The Securities and Exchange Commission of Zimbabwe has approved the debt market listings requirements paving the way for the Zimbabwe Stock Exchange to relaunch the country’s fixed income market. Chief executive Tafadzwa Chinamo said the commission had approved the requirements and had forwarded them to the Ministry of Finance for gazetting.

Work on the debt market started two years ago with the first draft being released for stakeholder input in 2014. The approval comes at a time the environment is ripe for the re-launch of the debt market as appetite from issuers and investors is high.

Several successful fixed income issues have been done in the multi-currency regime. Some of the bonds issued include: CBZ’s $20 million bond issue in 2012 to finance infrastructure development; IDBZ’s $30 million issue in 2012, to finance procurement of prepaid metres and ZSE’s $1,5 million issue in 2013 to fund the Automated Trading System.

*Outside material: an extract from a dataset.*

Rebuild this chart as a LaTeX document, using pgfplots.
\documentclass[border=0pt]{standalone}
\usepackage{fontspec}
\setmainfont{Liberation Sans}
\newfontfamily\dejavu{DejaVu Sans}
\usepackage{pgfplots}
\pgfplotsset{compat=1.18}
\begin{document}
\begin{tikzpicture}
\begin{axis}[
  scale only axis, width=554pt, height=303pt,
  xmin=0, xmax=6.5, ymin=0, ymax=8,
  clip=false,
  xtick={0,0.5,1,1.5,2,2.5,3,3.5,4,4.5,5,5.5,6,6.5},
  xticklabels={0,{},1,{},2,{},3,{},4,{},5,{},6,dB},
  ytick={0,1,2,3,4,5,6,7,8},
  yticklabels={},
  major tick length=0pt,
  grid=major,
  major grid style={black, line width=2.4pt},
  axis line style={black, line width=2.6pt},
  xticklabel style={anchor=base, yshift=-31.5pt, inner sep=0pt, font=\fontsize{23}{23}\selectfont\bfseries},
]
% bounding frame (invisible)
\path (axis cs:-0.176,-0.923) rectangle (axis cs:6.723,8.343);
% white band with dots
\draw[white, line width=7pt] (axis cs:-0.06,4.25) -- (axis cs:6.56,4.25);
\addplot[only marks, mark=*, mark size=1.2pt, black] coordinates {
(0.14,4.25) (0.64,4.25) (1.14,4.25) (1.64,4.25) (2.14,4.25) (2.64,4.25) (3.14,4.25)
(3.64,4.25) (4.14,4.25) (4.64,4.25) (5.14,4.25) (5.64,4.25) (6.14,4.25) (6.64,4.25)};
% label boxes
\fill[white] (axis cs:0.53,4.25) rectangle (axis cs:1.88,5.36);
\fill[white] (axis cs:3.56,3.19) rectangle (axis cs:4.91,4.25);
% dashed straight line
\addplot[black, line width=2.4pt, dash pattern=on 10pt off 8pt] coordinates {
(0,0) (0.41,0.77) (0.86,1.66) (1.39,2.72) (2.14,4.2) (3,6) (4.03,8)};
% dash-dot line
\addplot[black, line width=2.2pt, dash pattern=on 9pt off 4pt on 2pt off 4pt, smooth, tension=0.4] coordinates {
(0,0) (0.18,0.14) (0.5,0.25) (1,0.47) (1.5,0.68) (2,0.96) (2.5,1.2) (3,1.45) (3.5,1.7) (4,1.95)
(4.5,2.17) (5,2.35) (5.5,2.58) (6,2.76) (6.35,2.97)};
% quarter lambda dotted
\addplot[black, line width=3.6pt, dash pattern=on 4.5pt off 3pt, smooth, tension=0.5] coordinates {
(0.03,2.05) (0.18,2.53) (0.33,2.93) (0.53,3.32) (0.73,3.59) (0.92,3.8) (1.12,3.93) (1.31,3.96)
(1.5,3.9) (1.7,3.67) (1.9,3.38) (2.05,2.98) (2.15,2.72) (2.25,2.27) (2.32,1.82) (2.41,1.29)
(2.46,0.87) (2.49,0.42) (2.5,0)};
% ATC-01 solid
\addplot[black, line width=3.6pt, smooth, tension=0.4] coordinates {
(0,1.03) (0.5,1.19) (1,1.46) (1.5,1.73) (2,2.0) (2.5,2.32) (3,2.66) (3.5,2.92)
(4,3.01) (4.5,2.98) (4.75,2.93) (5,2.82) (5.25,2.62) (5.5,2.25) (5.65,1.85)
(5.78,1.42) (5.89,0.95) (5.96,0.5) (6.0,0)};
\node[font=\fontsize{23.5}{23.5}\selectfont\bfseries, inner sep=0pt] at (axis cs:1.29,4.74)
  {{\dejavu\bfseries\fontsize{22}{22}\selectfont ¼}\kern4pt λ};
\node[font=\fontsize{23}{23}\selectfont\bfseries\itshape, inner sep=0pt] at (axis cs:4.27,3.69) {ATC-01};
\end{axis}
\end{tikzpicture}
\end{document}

Pension funds were allowed to invest 15 percent of their funds into offshore investments in 2011 and the Zimbabwe Stock Exchange believes that resuscitating the debt market could allow investors to mobilise some of the resources while offering investors alternative investment products.

The ZSE proposed that all Government and parastatal bonds be listed on the ZSE, which the Minister of Finance and Economic Development Patrick Chinamasa granted in his 2015 Mid-Term Fiscal Policy review.

The bourse consulted widely on the listings and the pricing frameworks — input was received from Insurance Pension Commission, Zimbabwe Association of Pension Funds, Public Accountants and Auditors Board, stockbrokers, asset managers, potential issuers and financial advisors. Recently, the ZSE said regional stock exchanges had expressed interest in participating in the country’s bond market when it is resuscitated.

Bond issuance by Government and local authorities was significant in the 1990s but eventually ceased around 2001. Although all local municipal long-term bonds were listed on the ZSE, there was virtually no trading. — Wires.